UD’s Feng Jiao wins DOE funding to produce alcohols from CO2 flue gas
Modern society’s extensive use of fossil fuels has led to unprecedented atmospheric carbon dioxide levels with widespread climate impacts.
Carbon dioxide capture and sequestration is one of the technologies under investigation to mitigate CO2 emissions associated with coal-fired power plants.
However, according to the University of Delaware’s Feng Jiao, large-scale CO2 sequestration poses risks to the environment from leakage. Other disadvantages include limited efficient geological repositories and high transportation and compression costs.
In contrast, the use of CO2 as a cheap carbon feedstock for the production of fuels and chemicals has a number of economic and environmental advantages.
Jiao recently received a $1 million grant from the U.S. Department of Energy to investigate this alternative.
The grant, “Electrochemical Conversion of Carbon Dioxide to Alcohols,” was awarded through the National Energy Technology Laboratory.
Jiao explains that the proposed technology is an integrated electrolyzer system that takes flue gas from the power plant and produces multi-carbon alcohols through a two-stage electrolysis process.
“This is the first integrated electrolysis system that can produce high-concentration alcohols using the CO2 from flue gas,” he says. “Successful completion of this project will offer society a new approach to utilize greenhouse gas CO2 from coal-fired power plants as a chemical stock to produce valuable chemicals, such as ethanol and propanol.
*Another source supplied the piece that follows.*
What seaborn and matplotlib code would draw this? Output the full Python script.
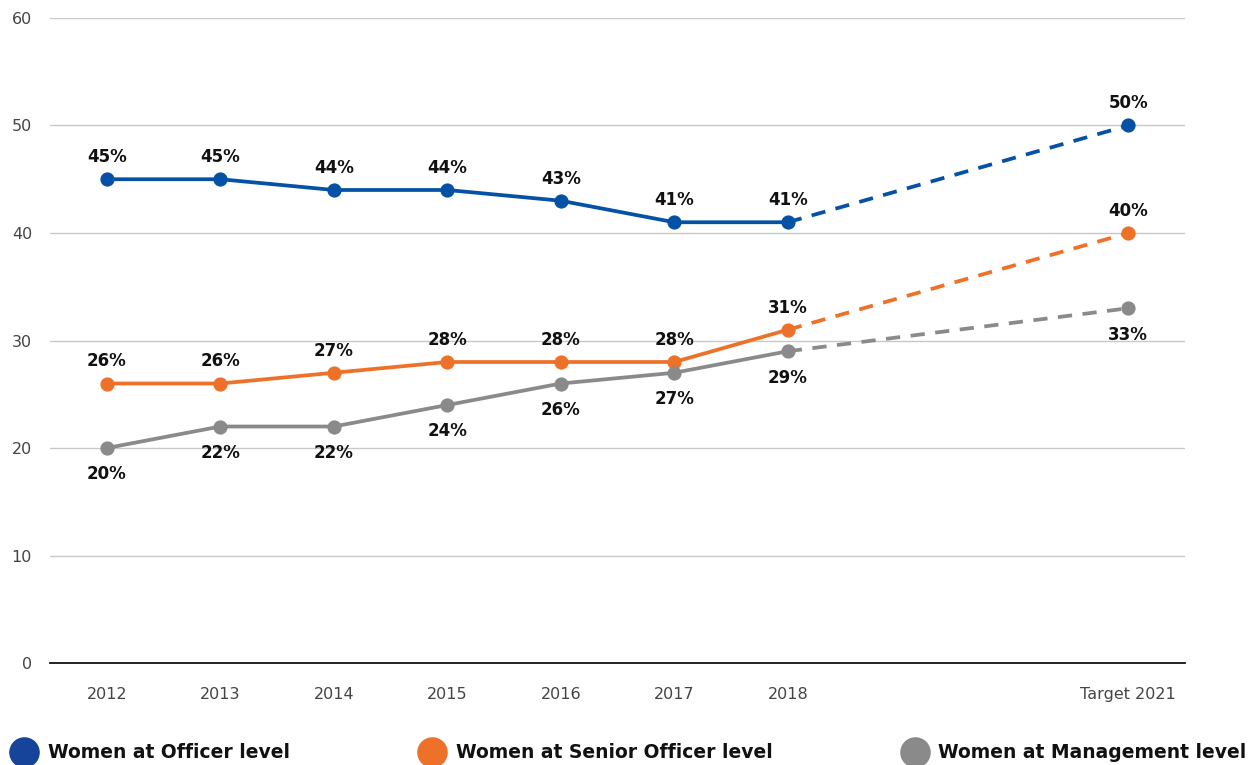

This is an approach that offers numerous benefits in terms of environmental and economic impacts.”
The three-year effort involves electrocatalyst development, system design and evaluation, and investigation of compatibility with simulated flue gas from coal-fired power plants.
About the professor
Feng Jiao joined UD in 2010. In addition to his faculty role as an assistant professor in the Department of Chemical and Biomolecular Engineering, he is affiliated with the Center for Catalytic Science and Technology.
His research interests include developing clean, sustainable and environmental friendly energy supplies by combining catalysis, materials science and electrochemistry to address current energy conversion and storage challenges.
In January 2014, he and his team reported the development of a nanoporous silver catalyst capable of electrochemically converting carbon dioxide to carbon monoxide with 92 percent efficiency. Silver offers high selectivity, costs much less than other precious metal catalysts, and remains stable under harsh catalytic environments. The breakthrough was documented in a paper published in Nature Communications.
Later in 2014, Jiao received a National Science Foundation Career Award to support his research on the use of bimetallic catalysts for converting carbon dioxide to carbon monoxide.